Im Streitfall reicht es aus, dass die besonders bedeutsamen Merkmale Geschäftsführung und Vertretung, beschränkte Haftung und Gewinnzuteilung sowie zusätzlich das Merkmal der formalen Gründungsvoraussetzungen für eine Gleichstellung mit einer inländischen Kapitalgesellschaft sprechen. Das Merkmal der Gewinnverteilung sei zumindest neutral zu werten, so der BFH. Die Merkmale der Übertragbarkeit der Anteile, der Kapitalaufbringung und der Lebensdauer können daher nicht dazu führen, die Gleichstellung mit einer inländischen Kapitalgesellschaft in Zweifel zu ziehen, zumal die Merkmale Übertragbarkeit der Anteile und Lebensdauer zumindest im Streitfall eine nur beschränkte Aussagekraft haben.
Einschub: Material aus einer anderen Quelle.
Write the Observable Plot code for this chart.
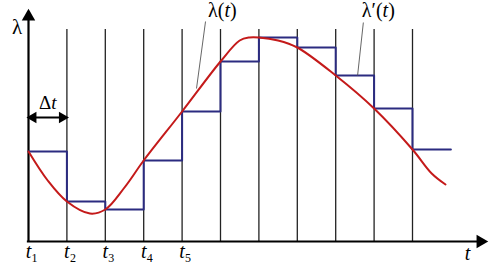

Bestätigung der früheren Rechtsprechung
Der BFH bestätigt insoweit seine hierzu ergangene frühere Rechtsprechung im Urteil vom 20. August 2008 (I R 34/08). Dort ging es um eine nach dem Recht des Staates Florida gegründete US-amerikanische LLC, welche in den USA infolge der Ausübung des dort gegebenen steuerlichen Wahlrechts nicht mit der dortigen Corporate Tax besteuert, sondern wie eine Personengesellschaft behandelt wird. Das damalige Urteil des BFH ist zwar noch zu der bisherigen Regelungslage nach dem alten Doppelbesteuerungsabkommen (DBA) zwischen Deutschland und den USA ergangen. Der BFH weist in seiner aktuellen Entscheidung jedoch explizit darauf hin, dass diese Regelungen auch durch die Neufassung des DBA in Art. 29 Abs. 1 DBA-USA 1989/2008 bestätigt werden.
Fundstelle
BFH, Beschluss vom 18. Mai 2021 (I B 75/20), als NV-Entscheidung veröffentlicht am 30. September 2021.